§ **WORK TO DO**
Skip the pictures, please, and write out exactly the lines from the opening of the data through the line containing "import plotly.graph_objects as go".

§ **DATASET EXTRACT**
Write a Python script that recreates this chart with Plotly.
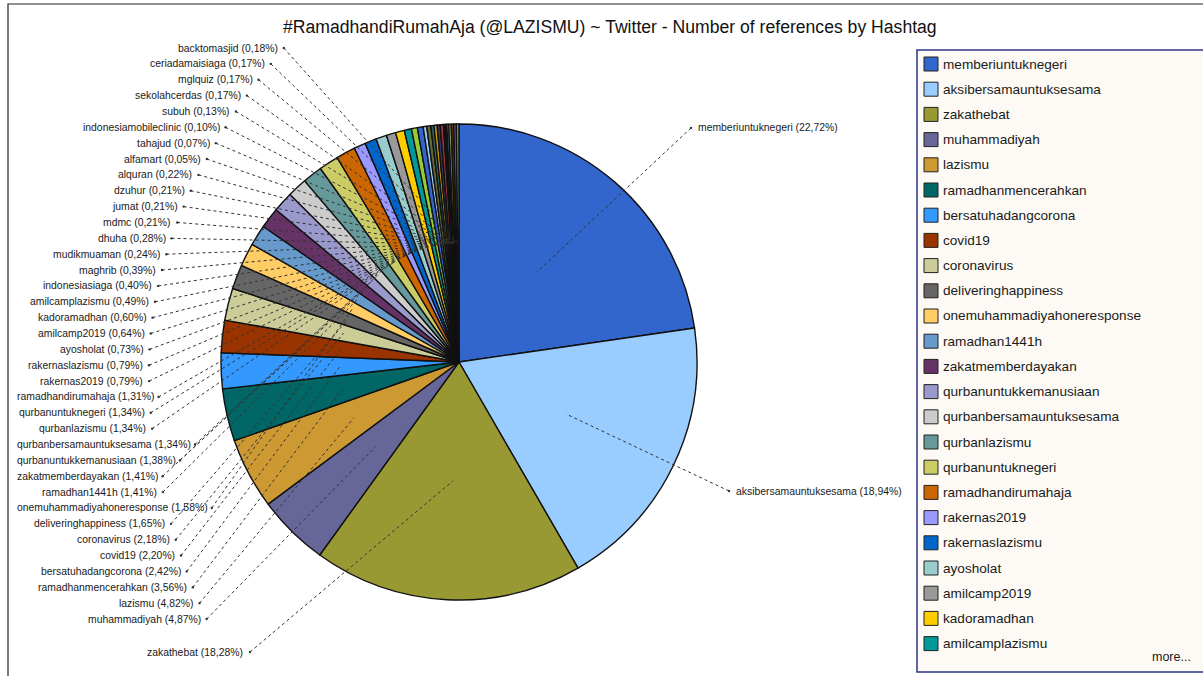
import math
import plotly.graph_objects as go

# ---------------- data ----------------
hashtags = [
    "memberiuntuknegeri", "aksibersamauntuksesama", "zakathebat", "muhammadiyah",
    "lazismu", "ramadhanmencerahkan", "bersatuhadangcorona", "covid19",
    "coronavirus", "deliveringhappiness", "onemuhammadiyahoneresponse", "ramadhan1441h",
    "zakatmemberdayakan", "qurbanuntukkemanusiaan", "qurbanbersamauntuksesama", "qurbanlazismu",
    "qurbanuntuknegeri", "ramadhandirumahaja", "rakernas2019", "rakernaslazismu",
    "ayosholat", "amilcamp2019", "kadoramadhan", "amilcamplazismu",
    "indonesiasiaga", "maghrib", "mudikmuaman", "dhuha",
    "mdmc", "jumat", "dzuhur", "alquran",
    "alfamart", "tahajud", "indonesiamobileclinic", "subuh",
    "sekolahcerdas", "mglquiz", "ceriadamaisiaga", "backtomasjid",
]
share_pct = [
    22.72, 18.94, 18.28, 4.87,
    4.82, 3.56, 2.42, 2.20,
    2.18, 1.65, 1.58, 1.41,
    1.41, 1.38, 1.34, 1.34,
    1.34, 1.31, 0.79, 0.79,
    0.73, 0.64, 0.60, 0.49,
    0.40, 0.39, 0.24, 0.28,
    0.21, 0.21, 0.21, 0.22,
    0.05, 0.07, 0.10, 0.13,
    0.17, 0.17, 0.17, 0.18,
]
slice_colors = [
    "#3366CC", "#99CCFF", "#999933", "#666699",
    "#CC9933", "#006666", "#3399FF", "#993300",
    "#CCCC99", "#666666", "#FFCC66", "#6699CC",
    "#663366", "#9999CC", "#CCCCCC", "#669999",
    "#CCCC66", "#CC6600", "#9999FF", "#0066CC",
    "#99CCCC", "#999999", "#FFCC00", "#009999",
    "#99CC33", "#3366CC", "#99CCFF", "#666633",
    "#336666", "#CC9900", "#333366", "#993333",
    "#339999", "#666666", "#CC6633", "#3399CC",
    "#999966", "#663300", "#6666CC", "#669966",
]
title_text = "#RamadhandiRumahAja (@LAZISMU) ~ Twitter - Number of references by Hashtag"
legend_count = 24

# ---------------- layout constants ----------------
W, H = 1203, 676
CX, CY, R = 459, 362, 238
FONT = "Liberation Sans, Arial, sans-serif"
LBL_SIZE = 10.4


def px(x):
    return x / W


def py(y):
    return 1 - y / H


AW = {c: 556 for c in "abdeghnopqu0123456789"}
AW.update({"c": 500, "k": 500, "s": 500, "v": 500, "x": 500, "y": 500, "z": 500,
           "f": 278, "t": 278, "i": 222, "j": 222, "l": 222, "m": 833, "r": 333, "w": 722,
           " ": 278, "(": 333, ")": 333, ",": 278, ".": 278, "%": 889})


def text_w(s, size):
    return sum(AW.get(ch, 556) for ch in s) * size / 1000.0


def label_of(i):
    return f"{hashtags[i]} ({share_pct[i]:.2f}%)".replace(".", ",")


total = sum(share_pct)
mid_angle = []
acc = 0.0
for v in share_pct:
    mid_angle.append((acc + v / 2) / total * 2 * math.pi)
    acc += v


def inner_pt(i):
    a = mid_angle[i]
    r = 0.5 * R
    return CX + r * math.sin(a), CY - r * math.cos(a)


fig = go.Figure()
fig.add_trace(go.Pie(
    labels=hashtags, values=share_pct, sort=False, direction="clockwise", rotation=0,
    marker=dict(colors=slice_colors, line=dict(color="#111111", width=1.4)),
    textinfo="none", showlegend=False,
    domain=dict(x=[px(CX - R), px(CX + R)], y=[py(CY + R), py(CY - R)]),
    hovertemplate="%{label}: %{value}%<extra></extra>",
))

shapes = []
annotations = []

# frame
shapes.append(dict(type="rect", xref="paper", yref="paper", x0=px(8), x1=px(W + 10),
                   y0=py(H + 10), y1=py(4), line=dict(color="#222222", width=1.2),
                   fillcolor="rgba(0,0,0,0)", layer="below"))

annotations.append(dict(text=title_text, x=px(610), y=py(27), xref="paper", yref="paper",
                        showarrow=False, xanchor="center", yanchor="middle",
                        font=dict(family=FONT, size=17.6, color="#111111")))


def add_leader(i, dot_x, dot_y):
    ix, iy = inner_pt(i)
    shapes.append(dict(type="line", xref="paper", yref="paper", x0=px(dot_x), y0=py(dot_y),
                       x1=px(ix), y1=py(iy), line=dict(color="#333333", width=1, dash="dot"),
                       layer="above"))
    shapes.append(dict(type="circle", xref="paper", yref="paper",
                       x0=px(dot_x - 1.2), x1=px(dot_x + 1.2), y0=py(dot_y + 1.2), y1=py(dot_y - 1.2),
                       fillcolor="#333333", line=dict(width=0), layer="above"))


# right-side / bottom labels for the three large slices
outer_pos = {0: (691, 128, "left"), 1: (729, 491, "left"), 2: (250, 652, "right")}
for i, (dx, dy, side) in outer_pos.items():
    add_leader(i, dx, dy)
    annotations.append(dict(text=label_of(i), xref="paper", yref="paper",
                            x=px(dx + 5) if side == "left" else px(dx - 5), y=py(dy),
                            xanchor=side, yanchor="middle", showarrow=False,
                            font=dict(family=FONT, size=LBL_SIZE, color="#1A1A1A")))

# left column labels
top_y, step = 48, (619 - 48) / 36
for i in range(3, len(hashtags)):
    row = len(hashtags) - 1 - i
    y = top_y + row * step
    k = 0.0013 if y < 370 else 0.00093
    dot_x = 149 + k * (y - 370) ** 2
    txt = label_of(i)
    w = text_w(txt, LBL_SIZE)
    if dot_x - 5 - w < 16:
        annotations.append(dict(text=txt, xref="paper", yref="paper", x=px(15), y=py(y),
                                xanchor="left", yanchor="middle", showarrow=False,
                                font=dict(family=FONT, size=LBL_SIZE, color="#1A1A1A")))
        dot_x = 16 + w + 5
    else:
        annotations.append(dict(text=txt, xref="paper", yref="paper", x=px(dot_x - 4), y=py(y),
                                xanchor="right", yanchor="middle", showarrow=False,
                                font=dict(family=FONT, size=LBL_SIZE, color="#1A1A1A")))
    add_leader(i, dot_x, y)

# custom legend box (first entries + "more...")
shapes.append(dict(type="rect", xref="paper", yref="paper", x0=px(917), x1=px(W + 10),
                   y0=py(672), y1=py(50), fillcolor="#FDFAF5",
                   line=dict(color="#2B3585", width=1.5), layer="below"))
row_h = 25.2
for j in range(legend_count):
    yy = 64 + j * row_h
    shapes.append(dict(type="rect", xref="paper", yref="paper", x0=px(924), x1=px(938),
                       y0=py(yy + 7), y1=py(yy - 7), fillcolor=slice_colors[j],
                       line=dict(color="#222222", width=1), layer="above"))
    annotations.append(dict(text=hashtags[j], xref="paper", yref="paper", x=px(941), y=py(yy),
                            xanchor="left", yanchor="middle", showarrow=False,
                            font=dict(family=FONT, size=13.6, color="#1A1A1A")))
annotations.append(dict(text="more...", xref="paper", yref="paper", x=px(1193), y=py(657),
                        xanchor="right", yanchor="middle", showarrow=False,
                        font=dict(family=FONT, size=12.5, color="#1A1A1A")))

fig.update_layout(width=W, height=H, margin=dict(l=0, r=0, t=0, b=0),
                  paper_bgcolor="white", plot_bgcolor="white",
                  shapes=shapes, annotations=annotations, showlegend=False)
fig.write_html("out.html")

§ **TASK ANSWER**
Write a Python script that recreates this chart with Plotly.
import math
import plotly.graph_objects as go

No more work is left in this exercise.